→ Goal of the exercise
Word for word, extract the first line of the records below and each line after it, up to and including the line with "ax.set_ylim(0, 14)". Pictures are left out.

Code that draws figures
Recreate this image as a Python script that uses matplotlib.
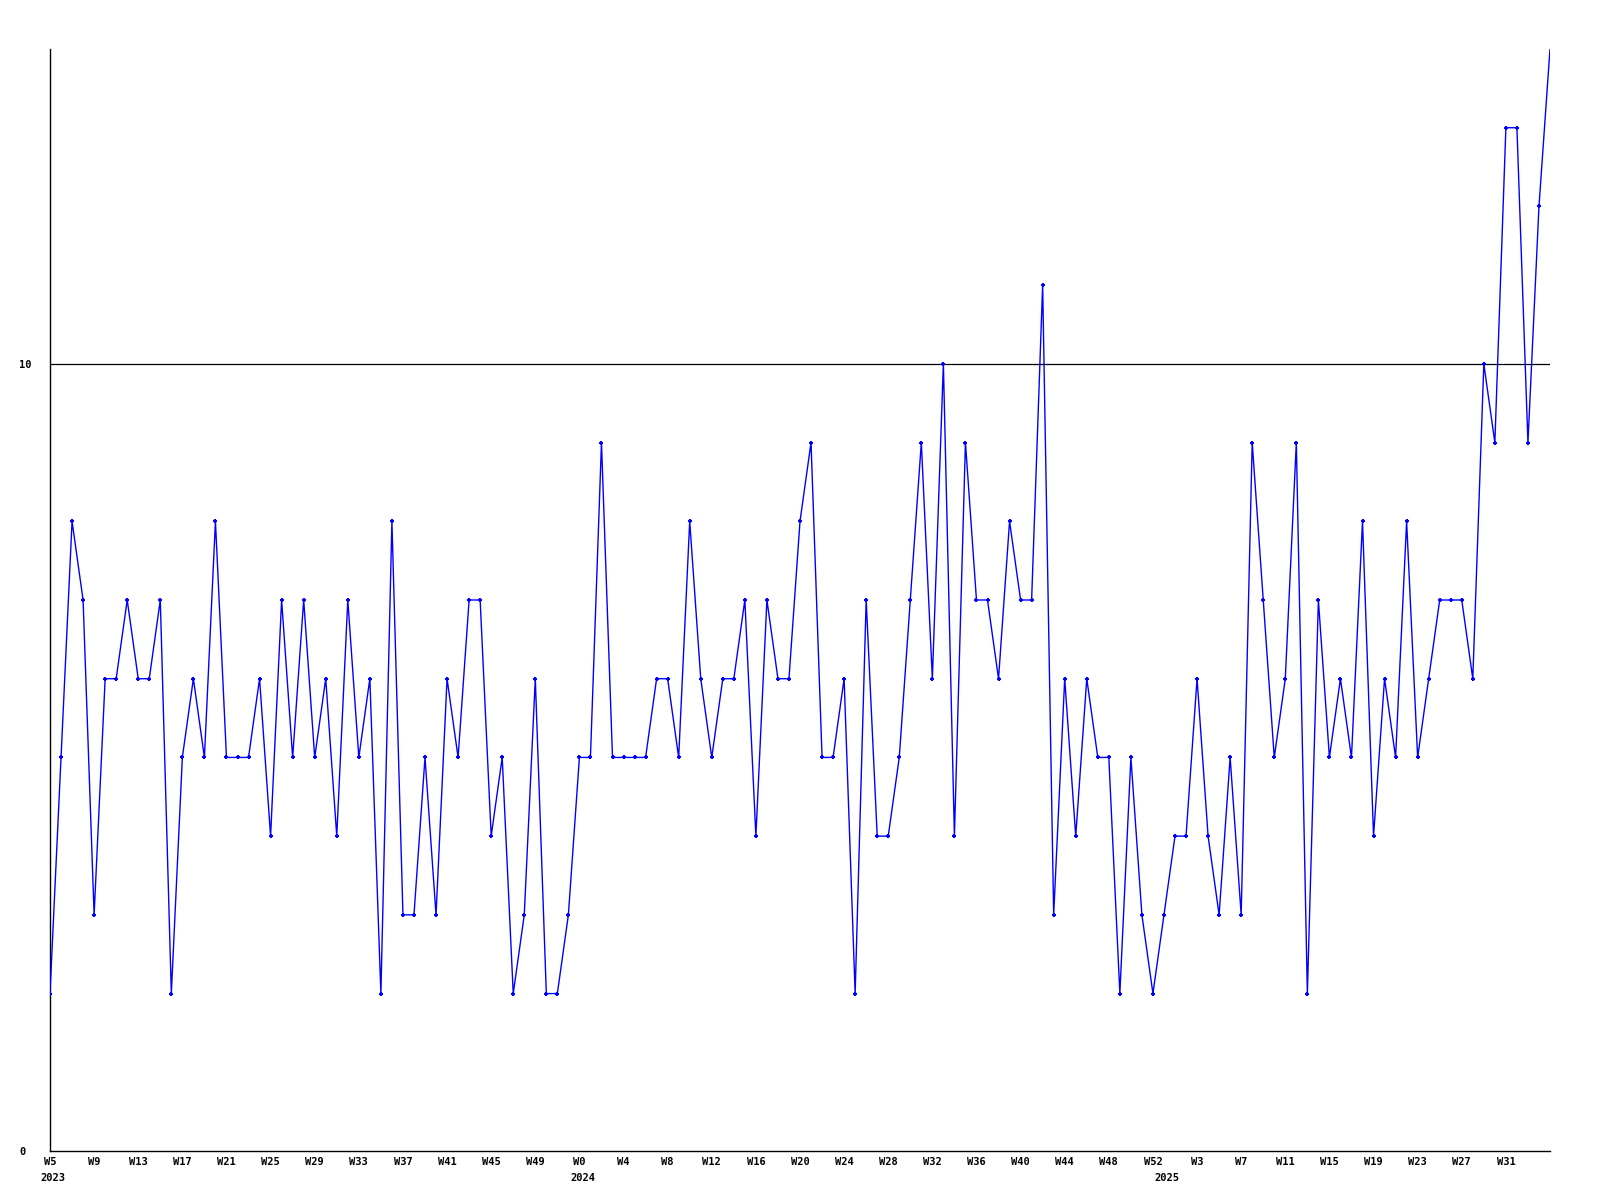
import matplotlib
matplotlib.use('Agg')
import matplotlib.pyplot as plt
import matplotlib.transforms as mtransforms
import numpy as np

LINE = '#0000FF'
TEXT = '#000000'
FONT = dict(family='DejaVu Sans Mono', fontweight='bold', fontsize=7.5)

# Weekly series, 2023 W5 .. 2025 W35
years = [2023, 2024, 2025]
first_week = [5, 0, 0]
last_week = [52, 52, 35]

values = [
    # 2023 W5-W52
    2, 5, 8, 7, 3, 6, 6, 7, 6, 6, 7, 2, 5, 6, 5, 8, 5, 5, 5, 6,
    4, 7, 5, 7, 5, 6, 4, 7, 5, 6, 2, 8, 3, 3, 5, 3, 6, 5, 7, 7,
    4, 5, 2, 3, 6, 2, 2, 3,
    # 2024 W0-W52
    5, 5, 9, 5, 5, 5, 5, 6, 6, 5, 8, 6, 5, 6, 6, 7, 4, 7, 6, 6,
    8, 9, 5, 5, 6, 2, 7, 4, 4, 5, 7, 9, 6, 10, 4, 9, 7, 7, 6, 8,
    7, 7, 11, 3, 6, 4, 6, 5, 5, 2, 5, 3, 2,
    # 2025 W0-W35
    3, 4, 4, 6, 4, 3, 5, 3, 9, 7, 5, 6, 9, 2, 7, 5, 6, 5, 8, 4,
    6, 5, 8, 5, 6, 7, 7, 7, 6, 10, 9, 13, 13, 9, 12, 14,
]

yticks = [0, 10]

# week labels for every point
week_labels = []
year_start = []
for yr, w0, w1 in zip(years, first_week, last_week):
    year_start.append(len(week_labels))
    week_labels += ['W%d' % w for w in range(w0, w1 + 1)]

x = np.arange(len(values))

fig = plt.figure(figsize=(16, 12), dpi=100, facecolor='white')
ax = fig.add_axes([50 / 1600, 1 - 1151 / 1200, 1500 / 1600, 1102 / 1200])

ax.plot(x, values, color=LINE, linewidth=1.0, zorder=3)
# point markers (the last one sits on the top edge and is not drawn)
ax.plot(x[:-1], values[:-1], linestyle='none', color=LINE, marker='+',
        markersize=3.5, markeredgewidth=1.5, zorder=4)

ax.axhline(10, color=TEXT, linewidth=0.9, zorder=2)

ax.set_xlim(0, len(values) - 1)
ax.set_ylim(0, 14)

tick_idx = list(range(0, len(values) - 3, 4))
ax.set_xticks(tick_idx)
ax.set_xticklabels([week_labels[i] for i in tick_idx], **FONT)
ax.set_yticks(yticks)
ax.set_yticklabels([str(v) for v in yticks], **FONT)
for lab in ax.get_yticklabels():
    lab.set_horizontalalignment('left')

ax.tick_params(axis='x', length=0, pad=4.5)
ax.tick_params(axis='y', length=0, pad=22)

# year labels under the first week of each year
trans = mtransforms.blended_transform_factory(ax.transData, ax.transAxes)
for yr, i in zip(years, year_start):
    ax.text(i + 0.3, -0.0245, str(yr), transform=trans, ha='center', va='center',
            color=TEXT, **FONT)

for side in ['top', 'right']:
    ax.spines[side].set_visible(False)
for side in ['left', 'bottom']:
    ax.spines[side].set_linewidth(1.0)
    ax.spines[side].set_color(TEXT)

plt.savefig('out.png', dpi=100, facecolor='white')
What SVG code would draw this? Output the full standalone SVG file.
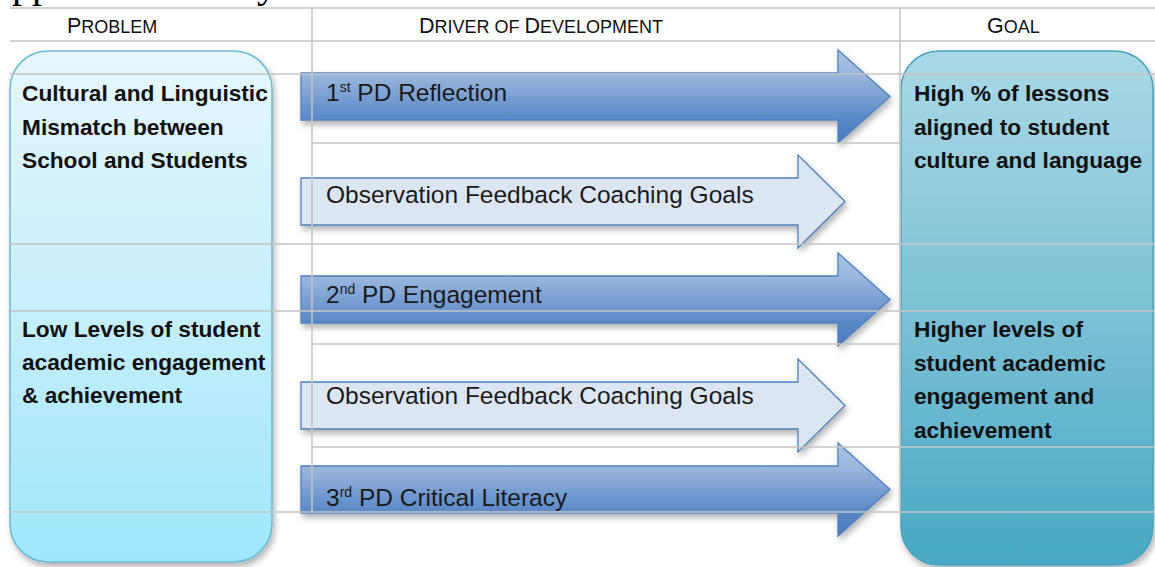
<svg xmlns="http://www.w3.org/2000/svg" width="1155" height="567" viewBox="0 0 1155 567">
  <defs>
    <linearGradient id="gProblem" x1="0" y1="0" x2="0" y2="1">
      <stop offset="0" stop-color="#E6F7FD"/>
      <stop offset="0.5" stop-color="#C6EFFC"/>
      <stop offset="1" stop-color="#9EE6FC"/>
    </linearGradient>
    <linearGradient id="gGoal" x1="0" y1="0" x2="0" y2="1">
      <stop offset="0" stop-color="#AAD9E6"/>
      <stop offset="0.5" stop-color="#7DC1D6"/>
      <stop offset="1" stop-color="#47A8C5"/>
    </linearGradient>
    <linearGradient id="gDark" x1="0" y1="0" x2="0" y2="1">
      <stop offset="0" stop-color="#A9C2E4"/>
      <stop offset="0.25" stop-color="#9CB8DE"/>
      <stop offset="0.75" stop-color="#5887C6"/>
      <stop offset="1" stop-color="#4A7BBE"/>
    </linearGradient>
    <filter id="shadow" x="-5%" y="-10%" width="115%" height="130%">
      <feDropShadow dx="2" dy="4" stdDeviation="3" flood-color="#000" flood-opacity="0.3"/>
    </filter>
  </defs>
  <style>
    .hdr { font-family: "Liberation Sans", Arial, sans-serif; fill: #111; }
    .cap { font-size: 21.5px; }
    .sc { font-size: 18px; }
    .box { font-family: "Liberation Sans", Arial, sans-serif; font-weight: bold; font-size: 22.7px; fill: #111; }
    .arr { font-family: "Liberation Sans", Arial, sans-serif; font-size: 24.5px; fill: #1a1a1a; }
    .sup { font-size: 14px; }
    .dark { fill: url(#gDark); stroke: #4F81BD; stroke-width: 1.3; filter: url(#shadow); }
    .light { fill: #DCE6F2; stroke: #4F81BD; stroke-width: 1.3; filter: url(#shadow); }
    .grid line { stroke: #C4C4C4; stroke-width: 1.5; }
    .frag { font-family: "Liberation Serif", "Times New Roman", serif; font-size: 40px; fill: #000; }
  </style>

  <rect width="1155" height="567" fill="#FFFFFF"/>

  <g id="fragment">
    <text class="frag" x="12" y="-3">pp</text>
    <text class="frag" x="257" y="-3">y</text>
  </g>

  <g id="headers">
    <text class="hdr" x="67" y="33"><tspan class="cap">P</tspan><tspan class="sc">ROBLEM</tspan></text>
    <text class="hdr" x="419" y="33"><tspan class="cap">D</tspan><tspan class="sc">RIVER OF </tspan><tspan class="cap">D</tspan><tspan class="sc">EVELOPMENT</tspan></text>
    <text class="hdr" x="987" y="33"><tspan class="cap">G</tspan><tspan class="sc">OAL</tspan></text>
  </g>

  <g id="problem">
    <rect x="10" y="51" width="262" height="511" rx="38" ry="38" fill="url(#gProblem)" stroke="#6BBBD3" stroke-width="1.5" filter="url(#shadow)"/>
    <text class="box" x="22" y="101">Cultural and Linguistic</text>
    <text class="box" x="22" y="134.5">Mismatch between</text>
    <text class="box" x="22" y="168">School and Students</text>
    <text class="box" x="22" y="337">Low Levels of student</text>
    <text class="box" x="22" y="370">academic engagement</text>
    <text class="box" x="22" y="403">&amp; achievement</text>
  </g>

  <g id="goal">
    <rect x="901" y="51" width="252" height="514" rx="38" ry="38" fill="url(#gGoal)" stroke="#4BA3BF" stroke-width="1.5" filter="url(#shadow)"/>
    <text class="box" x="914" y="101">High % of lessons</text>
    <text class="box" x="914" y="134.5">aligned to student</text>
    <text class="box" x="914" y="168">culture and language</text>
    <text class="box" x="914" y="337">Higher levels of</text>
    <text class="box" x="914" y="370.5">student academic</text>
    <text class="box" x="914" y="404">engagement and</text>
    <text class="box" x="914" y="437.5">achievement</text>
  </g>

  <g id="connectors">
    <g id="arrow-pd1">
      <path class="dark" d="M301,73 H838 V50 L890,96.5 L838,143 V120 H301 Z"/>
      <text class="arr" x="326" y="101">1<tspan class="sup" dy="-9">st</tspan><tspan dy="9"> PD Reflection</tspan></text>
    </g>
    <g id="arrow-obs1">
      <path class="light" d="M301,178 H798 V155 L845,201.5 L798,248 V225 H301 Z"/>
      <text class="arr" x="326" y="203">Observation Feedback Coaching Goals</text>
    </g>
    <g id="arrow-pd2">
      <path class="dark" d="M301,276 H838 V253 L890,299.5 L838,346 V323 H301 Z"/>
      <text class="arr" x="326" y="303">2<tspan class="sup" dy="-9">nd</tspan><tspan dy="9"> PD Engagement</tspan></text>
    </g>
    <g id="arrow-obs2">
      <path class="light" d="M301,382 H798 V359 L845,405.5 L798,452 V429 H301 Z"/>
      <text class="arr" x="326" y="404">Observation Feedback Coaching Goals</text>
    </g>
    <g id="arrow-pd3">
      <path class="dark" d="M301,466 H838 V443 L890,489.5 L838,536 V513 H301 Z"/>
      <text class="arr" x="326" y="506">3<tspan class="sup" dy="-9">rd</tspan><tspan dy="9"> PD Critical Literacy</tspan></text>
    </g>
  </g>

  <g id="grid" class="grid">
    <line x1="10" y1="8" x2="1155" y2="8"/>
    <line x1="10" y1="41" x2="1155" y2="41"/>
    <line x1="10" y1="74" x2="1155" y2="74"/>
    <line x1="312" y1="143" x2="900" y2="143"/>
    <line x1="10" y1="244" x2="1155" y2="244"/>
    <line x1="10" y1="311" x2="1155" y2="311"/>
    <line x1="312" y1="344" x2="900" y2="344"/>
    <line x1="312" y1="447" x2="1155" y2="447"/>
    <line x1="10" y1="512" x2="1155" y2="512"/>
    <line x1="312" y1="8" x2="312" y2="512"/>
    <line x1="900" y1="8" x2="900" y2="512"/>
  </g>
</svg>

→ Output of the exercise
Recreate this image as a Python script that uses matplotlib.
import matplotlib
matplotlib.use('Agg')
import matplotlib.pyplot as plt
import matplotlib.transforms as mtransforms
import numpy as np

LINE = '#0000FF'
TEXT = '#000000'
FONT = dict(family='DejaVu Sans Mono', fontweight='bold', fontsize=7.5)

# Weekly series, 2023 W5 .. 2025 W35
years = [2023, 2024, 2025]
first_week = [5, 0, 0]
last_week = [52, 52, 35]

values = [
    # 2023 W5-W52
    2, 5, 8, 7, 3, 6, 6, 7, 6, 6, 7, 2, 5, 6, 5, 8, 5, 5, 5, 6,
    4, 7, 5, 7, 5, 6, 4, 7, 5, 6, 2, 8, 3, 3, 5, 3, 6, 5, 7, 7,
    4, 5, 2, 3, 6, 2, 2, 3,
    # 2024 W0-W52
    5, 5, 9, 5, 5, 5, 5, 6, 6, 5, 8, 6, 5, 6, 6, 7, 4, 7, 6, 6,
    8, 9, 5, 5, 6, 2, 7, 4, 4, 5, 7, 9, 6, 10, 4, 9, 7, 7, 6, 8,
    7, 7, 11, 3, 6, 4, 6, 5, 5, 2, 5, 3, 2,
    # 2025 W0-W35
    3, 4, 4, 6, 4, 3, 5, 3, 9, 7, 5, 6, 9, 2, 7, 5, 6, 5, 8, 4,
    6, 5, 8, 5, 6, 7, 7, 7, 6, 10, 9, 13, 13, 9, 12, 14,
]

yticks = [0, 10]

# week labels for every point
week_labels = []
year_start = []
for yr, w0, w1 in zip(years, first_week, last_week):
    year_start.append(len(week_labels))
    week_labels += ['W%d' % w for w in range(w0, w1 + 1)]

x = np.arange(len(values))

fig = plt.figure(figsize=(16, 12), dpi=100, facecolor='white')
ax = fig.add_axes([50 / 1600, 1 - 1151 / 1200, 1500 / 1600, 1102 / 1200])

ax.plot(x, values, color=LINE, linewidth=1.0, zorder=3)
# point markers (the last one sits on the top edge and is not drawn)
ax.plot(x[:-1], values[:-1], linestyle='none', color=LINE, marker='+',
        markersize=3.5, markeredgewidth=1.5, zorder=4)

ax.axhline(10, color=TEXT, linewidth=0.9, zorder=2)

ax.set_xlim(0, len(values) - 1)
ax.set_ylim(0, 14)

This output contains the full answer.